DATA SHOWN -
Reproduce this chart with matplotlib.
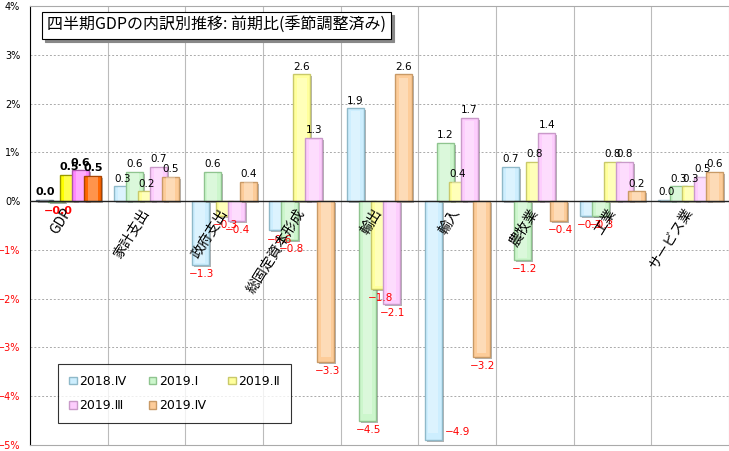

...

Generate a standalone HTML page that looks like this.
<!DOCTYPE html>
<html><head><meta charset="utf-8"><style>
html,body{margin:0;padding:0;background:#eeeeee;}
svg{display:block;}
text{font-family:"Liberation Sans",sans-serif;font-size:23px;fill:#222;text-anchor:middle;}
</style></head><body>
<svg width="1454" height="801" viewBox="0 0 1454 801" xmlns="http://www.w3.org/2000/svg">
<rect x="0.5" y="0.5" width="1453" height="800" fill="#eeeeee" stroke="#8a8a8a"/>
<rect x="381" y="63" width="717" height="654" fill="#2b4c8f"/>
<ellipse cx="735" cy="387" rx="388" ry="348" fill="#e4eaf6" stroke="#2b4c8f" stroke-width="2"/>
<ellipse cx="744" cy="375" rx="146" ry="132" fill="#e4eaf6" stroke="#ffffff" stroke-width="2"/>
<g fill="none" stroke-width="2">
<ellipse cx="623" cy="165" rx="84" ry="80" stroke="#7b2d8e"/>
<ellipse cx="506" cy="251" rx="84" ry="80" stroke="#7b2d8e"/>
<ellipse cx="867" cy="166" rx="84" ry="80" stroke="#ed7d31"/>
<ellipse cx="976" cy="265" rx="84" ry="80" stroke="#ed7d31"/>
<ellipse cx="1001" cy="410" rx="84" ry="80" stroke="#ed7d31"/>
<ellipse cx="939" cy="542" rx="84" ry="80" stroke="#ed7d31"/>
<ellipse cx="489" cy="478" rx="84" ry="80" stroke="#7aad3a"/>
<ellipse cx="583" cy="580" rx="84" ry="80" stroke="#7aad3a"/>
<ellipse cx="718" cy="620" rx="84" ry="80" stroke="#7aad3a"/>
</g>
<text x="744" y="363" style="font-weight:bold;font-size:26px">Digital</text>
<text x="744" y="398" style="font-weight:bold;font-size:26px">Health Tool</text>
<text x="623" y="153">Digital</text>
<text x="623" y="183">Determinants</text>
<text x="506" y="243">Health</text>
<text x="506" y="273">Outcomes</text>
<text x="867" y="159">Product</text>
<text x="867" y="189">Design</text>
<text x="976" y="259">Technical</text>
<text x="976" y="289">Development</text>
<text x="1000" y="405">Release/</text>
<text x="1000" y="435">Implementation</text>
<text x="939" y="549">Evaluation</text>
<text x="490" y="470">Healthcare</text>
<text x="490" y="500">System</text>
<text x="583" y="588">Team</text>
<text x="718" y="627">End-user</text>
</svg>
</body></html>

TASK - Within the listing above, work out how many lines contain the string "this", and reply with that number only.

FINAL RESULT - 2